Collected data entries
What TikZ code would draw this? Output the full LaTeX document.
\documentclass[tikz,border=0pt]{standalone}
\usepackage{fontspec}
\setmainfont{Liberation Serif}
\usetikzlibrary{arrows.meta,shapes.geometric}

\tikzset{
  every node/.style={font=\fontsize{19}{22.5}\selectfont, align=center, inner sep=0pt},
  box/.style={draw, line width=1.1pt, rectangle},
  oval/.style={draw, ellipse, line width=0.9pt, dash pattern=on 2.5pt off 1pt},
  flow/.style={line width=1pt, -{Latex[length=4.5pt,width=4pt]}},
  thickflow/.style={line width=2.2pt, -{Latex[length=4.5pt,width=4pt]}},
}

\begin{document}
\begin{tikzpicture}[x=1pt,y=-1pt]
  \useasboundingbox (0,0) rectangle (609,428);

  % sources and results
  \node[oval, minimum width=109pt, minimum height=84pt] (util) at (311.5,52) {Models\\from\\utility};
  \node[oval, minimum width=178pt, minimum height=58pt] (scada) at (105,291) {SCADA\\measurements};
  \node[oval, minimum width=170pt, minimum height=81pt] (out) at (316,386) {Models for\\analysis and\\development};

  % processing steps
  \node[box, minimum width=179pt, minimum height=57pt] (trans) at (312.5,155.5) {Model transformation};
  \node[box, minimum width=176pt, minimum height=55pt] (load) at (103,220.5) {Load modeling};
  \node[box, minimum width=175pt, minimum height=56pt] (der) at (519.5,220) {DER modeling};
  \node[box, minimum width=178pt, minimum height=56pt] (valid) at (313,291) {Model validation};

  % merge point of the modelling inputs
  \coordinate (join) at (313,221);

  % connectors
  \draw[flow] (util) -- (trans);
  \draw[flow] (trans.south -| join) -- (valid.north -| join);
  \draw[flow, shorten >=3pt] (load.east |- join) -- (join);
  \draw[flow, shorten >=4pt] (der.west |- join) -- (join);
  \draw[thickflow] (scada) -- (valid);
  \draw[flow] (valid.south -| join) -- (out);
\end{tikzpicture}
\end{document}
...
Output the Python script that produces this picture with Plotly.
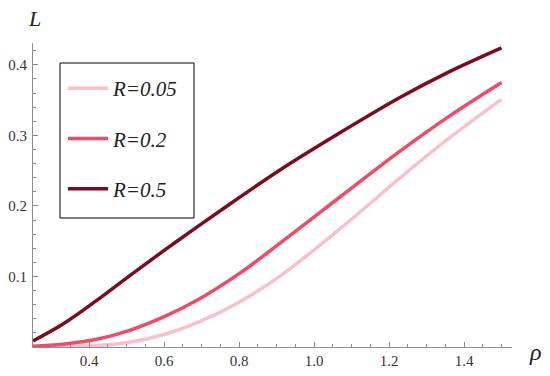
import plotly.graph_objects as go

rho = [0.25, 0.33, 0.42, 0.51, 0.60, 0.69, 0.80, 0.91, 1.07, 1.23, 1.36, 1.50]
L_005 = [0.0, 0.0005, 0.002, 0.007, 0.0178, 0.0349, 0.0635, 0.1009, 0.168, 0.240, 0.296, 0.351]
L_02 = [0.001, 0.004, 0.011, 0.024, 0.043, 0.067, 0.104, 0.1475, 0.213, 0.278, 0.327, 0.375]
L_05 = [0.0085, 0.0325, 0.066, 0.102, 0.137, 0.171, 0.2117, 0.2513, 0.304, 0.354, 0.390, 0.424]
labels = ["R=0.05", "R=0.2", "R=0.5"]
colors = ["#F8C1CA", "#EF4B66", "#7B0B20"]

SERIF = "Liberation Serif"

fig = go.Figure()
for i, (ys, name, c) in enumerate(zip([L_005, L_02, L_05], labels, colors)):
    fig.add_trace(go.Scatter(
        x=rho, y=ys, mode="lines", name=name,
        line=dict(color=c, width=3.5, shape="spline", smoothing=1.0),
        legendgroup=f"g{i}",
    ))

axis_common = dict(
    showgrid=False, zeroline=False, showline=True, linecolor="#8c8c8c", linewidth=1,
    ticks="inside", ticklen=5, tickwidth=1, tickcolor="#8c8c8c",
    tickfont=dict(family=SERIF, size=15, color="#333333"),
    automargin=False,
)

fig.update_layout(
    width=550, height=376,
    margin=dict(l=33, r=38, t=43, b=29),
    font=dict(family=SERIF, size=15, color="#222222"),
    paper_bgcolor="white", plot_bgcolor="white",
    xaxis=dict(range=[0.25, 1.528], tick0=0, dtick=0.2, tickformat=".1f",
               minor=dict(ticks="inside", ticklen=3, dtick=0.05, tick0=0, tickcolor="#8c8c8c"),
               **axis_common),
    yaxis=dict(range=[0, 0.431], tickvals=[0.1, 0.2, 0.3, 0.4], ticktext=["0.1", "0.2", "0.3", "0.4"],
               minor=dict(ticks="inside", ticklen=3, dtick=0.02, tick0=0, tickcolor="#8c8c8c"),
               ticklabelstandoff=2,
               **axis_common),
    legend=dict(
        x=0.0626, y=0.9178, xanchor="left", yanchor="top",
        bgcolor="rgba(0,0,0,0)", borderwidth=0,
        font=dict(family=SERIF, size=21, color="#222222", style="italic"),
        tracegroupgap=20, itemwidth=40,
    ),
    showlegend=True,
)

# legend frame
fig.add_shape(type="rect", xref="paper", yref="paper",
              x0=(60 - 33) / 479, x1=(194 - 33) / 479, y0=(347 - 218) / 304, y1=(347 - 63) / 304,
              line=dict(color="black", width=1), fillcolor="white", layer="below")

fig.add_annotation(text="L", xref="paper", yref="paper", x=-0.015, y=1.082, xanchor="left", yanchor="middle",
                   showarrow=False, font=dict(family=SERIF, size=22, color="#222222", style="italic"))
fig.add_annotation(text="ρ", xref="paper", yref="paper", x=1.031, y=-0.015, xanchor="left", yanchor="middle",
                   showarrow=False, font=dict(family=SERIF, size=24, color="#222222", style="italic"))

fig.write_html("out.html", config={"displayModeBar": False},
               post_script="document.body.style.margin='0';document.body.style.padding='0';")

What is required: Quote word for word every line from the one that has "What TikZ code" through the one that has "(0,0) rectangle (609,428);".

Correct result:
What TikZ code would draw this? Output the full LaTeX document.
\documentclass[tikz,border=0pt]{standalone}
\usepackage{fontspec}
\setmainfont{Liberation Serif}
\usetikzlibrary{arrows.meta,shapes.geometric}

\tikzset{
  every node/.style={font=\fontsize{19}{22.5}\selectfont, align=center, inner sep=0pt},
  box/.style={draw, line width=1.1pt, rectangle},
  oval/.style={draw, ellipse, line width=0.9pt, dash pattern=on 2.5pt off 1pt},
  flow/.style={line width=1pt, -{Latex[length=4.5pt,width=4pt]}},
  thickflow/.style={line width=2.2pt, -{Latex[length=4.5pt,width=4pt]}},
}

\begin{document}
\begin{tikzpicture}[x=1pt,y=-1pt]
  \useasboundingbox (0,0) rectangle (609,428);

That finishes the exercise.